You are trying to initialize a pointer with a value that is not a pointer but rather a struct. That cannot possibly work.

Moreover, initializers for objects with static storage duration must be compile-time constants. This constraint makes sense when you recognize that initialization of such objects happens (logically) before program execution starts. All file-scope variables have static duration, as do local variables declared static, such as your request_ptr. You are trying to initialize your static pointer with a value that is not a compile-time constant.

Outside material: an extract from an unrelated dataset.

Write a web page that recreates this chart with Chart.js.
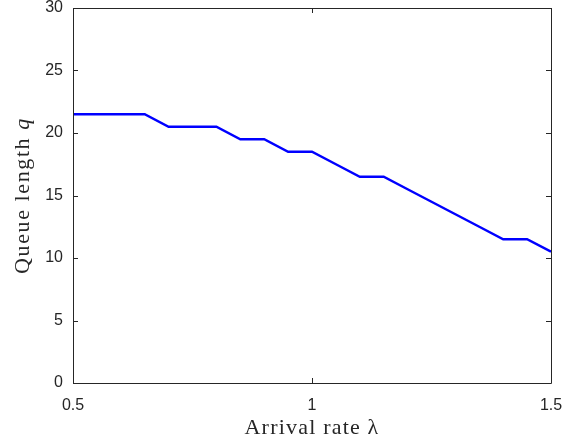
<!DOCTYPE html>
<html>
<head>
<meta charset="utf-8">
<script src="https://cdn.jsdelivr.net/npm/chart.js@4.4.1/dist/chart.umd.min.js"></script>
<style>
  html, body { margin: 0; padding: 0; background: #fff; }
  #wrap { width: 581px; height: 442px; }
</style>
</head>
<body>
<div id="wrap"><canvas id="queueChart" width="581" height="442"></canvas></div>
<script>
// data
var lambdaVals = [0.5, 0.55, 0.6, 0.65, 0.7, 0.75, 0.8, 0.85, 0.9, 0.95, 1.0,
                  1.05, 1.1, 1.15, 1.2, 1.25, 1.3, 1.35, 1.4, 1.45, 1.5];
var queueVals = [21.5, 21.5, 21.5, 21.5, 20.5, 20.5, 20.5, 19.5, 19.5, 18.5, 18.5,
                 17.5, 16.5, 16.5, 15.5, 14.5, 13.5, 12.5, 11.5, 11.5, 10.5];
var xTicks = [0.5, 1, 1.5];
var yTicks = [0, 5, 10, 15, 20, 25, 30];

var points = lambdaVals.map(function (x, i) { return { x: x, y: queueVals[i] }; });

var axisColor = '#262626';
var serif = '"Liberation Serif", "Times New Roman", serif';

// matlab style box with inward ticks on all four sides
var boxPlugin = {
    id: 'matlabBox',
    afterDraw: function (chart) {
        var ctx = chart.ctx;
        var a = chart.chartArea;
        var xs = chart.scales.x, ys = chart.scales.y;
        var len = 5;
        ctx.save();
        ctx.strokeStyle = axisColor;
        ctx.lineWidth = 1;
        ctx.beginPath();
        ctx.rect(Math.round(a.left) + 0.5, Math.round(a.top) + 0.5,
                 Math.round(a.right - a.left), Math.round(a.bottom - a.top));
        ctx.stroke();
        ctx.beginPath();
        xTicks.forEach(function (v) {
            var px = Math.round(xs.getPixelForValue(v)) + 0.5;
            ctx.moveTo(px, a.bottom); ctx.lineTo(px, a.bottom - len);
            ctx.moveTo(px, a.top); ctx.lineTo(px, a.top + len);
        });
        yTicks.forEach(function (v) {
            var py = Math.round(ys.getPixelForValue(v)) + 0.5;
            ctx.moveTo(a.left, py); ctx.lineTo(a.left + len, py);
            ctx.moveTo(a.right, py); ctx.lineTo(a.right - len, py);
        });
        ctx.stroke();
        ctx.restore();
    }
};

// axis labels, latex look: upright words, italic symbol
function drawLabel(ctx, parts, cx, cy, spacing) {
    ctx.letterSpacing = spacing + 'px';
    var widths = parts.map(function (p) {
        ctx.font = p[1] + ' 22px ' + serif;
        return ctx.measureText(p[0]).width;
    });
    var total = widths.reduce(function (s, w) { return s + w; }, 0);
    var x = cx - total / 2;
    parts.forEach(function (p, i) {
        ctx.font = p[1] + ' 22px ' + serif;
        ctx.fillText(p[0], x, cy);
        x += widths[i];
    });
}

var titlePlugin = {
    id: 'axisTitles',
    afterDraw: function (chart) {
        var ctx = chart.ctx;
        var a = chart.chartArea;
        ctx.save();
        ctx.fillStyle = axisColor;
        ctx.textAlign = 'left';
        ctx.textBaseline = 'middle';
        drawLabel(ctx, [['Arrival rate ', 'normal'], ['λ', 'normal']],
                  (a.left + a.right) / 2, 428, 1.2);
        ctx.translate(23, (a.top + a.bottom) / 2);
        ctx.rotate(-Math.PI / 2);
        drawLabel(ctx, [['Queue length ', 'normal'], ['q', 'italic']], 0, 0, 1.6);
        ctx.restore();
    }
};

var ctx = document.getElementById('queueChart').getContext('2d');
var myChart = new Chart(ctx, {
    type: 'line',
    data: {
        datasets: [{
            data: points,
            borderColor: '#0000ff',
            borderWidth: 2.5,
            pointRadius: 0,
            fill: false,
            tension: 0
        }]
    },
    options: {
        responsive: false,
        animation: false,
        layout: { padding: { left: 0, top: 8, right: 30, bottom: 0 } },
        plugins: {
            legend: { display: false },
            tooltip: { enabled: false }
        },
        scales: {
            x: {
                type: 'linear',
                min: 0.5,
                max: 1.5,
                afterFit: function (s) {
                    s.height = 59;
                    s.paddingLeft = 0;
                    s.paddingRight = 0;
                },
                afterBuildTicks: function (s) {
                    s.ticks = xTicks.map(function (v) { return { value: v }; });
                },
                grid: { display: false, drawTicks: false },
                border: { display: false },
                ticks: {
                    color: axisColor,
                    padding: 13,
                    maxRotation: 0,
                    font: { family: '"Liberation Sans", Arial, sans-serif', size: 16 },
                    callback: function (v) { return String(v); }
                }
            },
            y: {
                min: 0,
                max: 30,
                afterFit: function (s) {
                    s.width = 73;
                    s.paddingTop = 0;
                    s.paddingBottom = 0;
                },
                afterBuildTicks: function (s) {
                    s.ticks = yTicks.map(function (v) { return { value: v }; });
                },
                grid: { display: false, drawTicks: false },
                border: { display: false },
                ticks: {
                    color: axisColor,
                    padding: 10,
                    font: { family: '"Liberation Sans", Arial, sans-serif', size: 16 }
                }
            }
        }
    },
    plugins: [boxPlugin, titlePlugin]
});
</script>
</body>
</html>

It is unclear what you are really after, here, but if you are trying to create, on each call, an SRequest that points to the same buffer that the argument does, then that could be this:

void somefunction(const SRequest* request)
{
    SRequest local_request = {.buffer = request->buffer, 
                              .bufferLength = 0};
    .
    .
    .
}

Note there that I make local_request an automatic variable rather than a static one, so that its initializer is applied on every call, and that I make it a struct, not a pointer to one.

On the other hand, if your objective is to have an SRequest that is initialized on the first call to the function with values derived from the argument to that call, and thereafter persists across function calls, then you want something like this:

void somefunction(const SRequest* request)
{
    static int initialized = 0;
    static SRequest local_request;

    if (!initialized) {
        local_request.buffer = request->buffer;
        local_request.buffer_length = 0;
        initialized = 1;
    }
    .
    .
    .
}

You might be able to do without the initialized variable if a member of local_request would be suitable in its stead. For instance, perhaps it would work for your purposes to instead test weather local_request.buffer is NULL.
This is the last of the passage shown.